Collection entries
=-=-=-=-=

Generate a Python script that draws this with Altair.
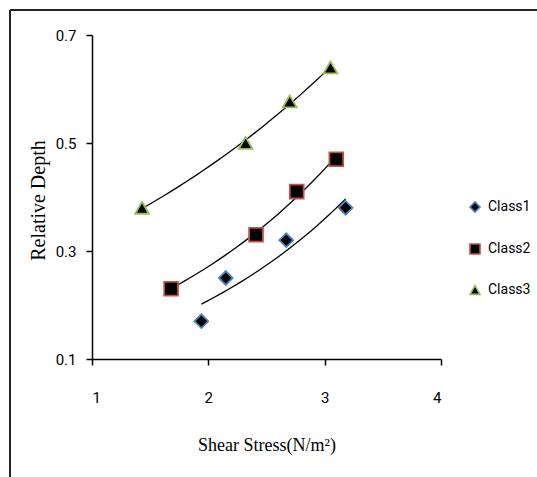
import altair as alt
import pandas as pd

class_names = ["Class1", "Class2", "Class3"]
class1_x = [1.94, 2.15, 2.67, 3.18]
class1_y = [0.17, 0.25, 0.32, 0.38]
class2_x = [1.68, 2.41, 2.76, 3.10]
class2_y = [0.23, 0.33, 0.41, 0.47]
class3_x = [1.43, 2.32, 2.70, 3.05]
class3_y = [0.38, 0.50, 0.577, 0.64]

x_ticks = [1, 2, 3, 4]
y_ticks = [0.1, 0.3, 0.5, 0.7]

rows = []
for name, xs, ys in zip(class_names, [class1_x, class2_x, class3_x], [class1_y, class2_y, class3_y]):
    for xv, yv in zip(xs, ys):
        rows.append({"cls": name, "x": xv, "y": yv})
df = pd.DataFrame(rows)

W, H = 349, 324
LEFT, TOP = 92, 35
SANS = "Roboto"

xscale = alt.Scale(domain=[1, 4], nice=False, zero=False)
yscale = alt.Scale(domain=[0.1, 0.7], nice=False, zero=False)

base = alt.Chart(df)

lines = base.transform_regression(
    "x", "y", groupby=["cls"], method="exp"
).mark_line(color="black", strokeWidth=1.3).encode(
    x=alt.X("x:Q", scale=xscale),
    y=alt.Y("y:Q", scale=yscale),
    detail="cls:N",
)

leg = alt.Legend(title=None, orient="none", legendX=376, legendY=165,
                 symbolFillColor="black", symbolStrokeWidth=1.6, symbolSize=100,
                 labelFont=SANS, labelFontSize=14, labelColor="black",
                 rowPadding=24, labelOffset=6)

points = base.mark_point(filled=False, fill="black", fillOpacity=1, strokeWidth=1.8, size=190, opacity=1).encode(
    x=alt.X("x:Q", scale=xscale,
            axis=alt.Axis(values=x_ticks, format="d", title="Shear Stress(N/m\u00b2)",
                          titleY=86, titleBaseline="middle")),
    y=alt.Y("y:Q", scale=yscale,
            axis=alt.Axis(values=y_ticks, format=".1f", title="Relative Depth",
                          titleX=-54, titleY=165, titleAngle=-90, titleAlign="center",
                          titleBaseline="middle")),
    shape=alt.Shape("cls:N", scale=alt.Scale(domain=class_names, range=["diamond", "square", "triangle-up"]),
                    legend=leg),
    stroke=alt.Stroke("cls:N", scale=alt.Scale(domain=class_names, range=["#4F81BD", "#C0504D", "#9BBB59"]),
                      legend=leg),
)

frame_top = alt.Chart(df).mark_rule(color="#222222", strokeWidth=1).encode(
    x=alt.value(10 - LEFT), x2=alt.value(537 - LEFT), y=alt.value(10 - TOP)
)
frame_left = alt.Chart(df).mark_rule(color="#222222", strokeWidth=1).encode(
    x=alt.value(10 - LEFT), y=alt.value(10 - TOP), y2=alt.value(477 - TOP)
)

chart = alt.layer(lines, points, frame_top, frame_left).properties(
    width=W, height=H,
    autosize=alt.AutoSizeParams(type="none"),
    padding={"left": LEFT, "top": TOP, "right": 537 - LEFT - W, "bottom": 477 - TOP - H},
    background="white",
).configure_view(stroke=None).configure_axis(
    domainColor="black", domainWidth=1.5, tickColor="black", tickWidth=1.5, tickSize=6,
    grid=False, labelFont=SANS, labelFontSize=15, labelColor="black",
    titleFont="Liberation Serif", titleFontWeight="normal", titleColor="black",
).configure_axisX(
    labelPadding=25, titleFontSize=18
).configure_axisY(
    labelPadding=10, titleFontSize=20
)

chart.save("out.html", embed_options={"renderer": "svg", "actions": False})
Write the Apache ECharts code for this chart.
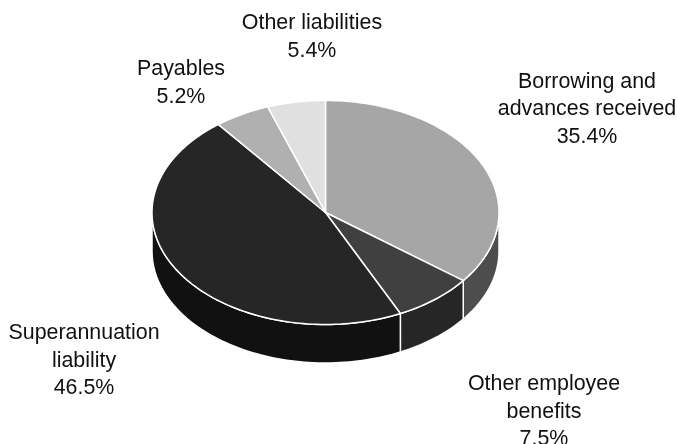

=-=-=-=-=

Leave out the pictures and print each record exactly as it stands.

CORRECT RESPONSE
Generate a Python script that draws this with Altair.
import altair as alt
import pandas as pd

class_names = ["Class1", "Class2", "Class3"]
class1_x = [1.94, 2.15, 2.67, 3.18]
class1_y = [0.17, 0.25, 0.32, 0.38]
class2_x = [1.68, 2.41, 2.76, 3.10]
class2_y = [0.23, 0.33, 0.41, 0.47]
class3_x = [1.43, 2.32, 2.70, 3.05]
class3_y = [0.38, 0.50, 0.577, 0.64]

x_ticks = [1, 2, 3, 4]
y_ticks = [0.1, 0.3, 0.5, 0.7]

rows = []
for name, xs, ys in zip(class_names, [class1_x, class2_x, class3_x], [class1_y, class2_y, class3_y]):
    for xv, yv in zip(xs, ys):
        rows.append({"cls": name, "x": xv, "y": yv})
df = pd.DataFrame(rows)

W, H = 349, 324
LEFT, TOP = 92, 35
SANS = "Roboto"

xscale = alt.Scale(domain=[1, 4], nice=False, zero=False)
yscale = alt.Scale(domain=[0.1, 0.7], nice=False, zero=False)

base = alt.Chart(df)

lines = base.transform_regression(
    "x", "y", groupby=["cls"], method="exp"
).mark_line(color="black", strokeWidth=1.3).encode(
    x=alt.X("x:Q", scale=xscale),
    y=alt.Y("y:Q", scale=yscale),
    detail="cls:N",
)

leg = alt.Legend(title=None, orient="none", legendX=376, legendY=165,
                 symbolFillColor="black", symbolStrokeWidth=1.6, symbolSize=100,
                 labelFont=SANS, labelFontSize=14, labelColor="black",
                 rowPadding=24, labelOffset=6)

points = base.mark_point(filled=False, fill="black", fillOpacity=1, strokeWidth=1.8, size=190, opacity=1).encode(
    x=alt.X("x:Q", scale=xscale,
            axis=alt.Axis(values=x_ticks, format="d", title="Shear Stress(N/m\u00b2)",
                          titleY=86, titleBaseline="middle")),
    y=alt.Y("y:Q", scale=yscale,
            axis=alt.Axis(values=y_ticks, format=".1f", title="Relative Depth",
                          titleX=-54, titleY=165, titleAngle=-90, titleAlign="center",
                          titleBaseline="middle")),
    shape=alt.Shape("cls:N", scale=alt.Scale(domain=class_names, range=["diamond", "square", "triangle-up"]),
                    legend=leg),
    stroke=alt.Stroke("cls:N", scale=alt.Scale(domain=class_names, range=["#4F81BD", "#C0504D", "#9BBB59"]),
                      legend=leg),
)

frame_top = alt.Chart(df).mark_rule(color="#222222", strokeWidth=1).encode(
    x=alt.value(10 - LEFT), x2=alt.value(537 - LEFT), y=alt.value(10 - TOP)
)
frame_left = alt.Chart(df).mark_rule(color="#222222", strokeWidth=1).encode(
    x=alt.value(10 - LEFT), y=alt.value(10 - TOP), y2=alt.value(477 - TOP)
)

chart = alt.layer(lines, points, frame_top, frame_left).properties(
    width=W, height=H,
    autosize=alt.AutoSizeParams(type="none"),
    padding={"left": LEFT, "top": TOP, "right": 537 - LEFT - W, "bottom": 477 - TOP - H},
    background="white",
).configure_view(stroke=None).configure_axis(
    domainColor="black", domainWidth=1.5, tickColor="black", tickWidth=1.5, tickSize=6,
    grid=False, labelFont=SANS, labelFontSize=15, labelColor="black",
    titleFont="Liberation Serif", titleFontWeight="normal", titleColor="black",
).configure_axisX(
    labelPadding=25, titleFontSize=18
).configure_axisY(
    labelPadding=10, titleFontSize=20
)

chart.save("out.html", embed_options={"renderer": "svg", "actions": False})
Write the Apache ECharts code for this chart.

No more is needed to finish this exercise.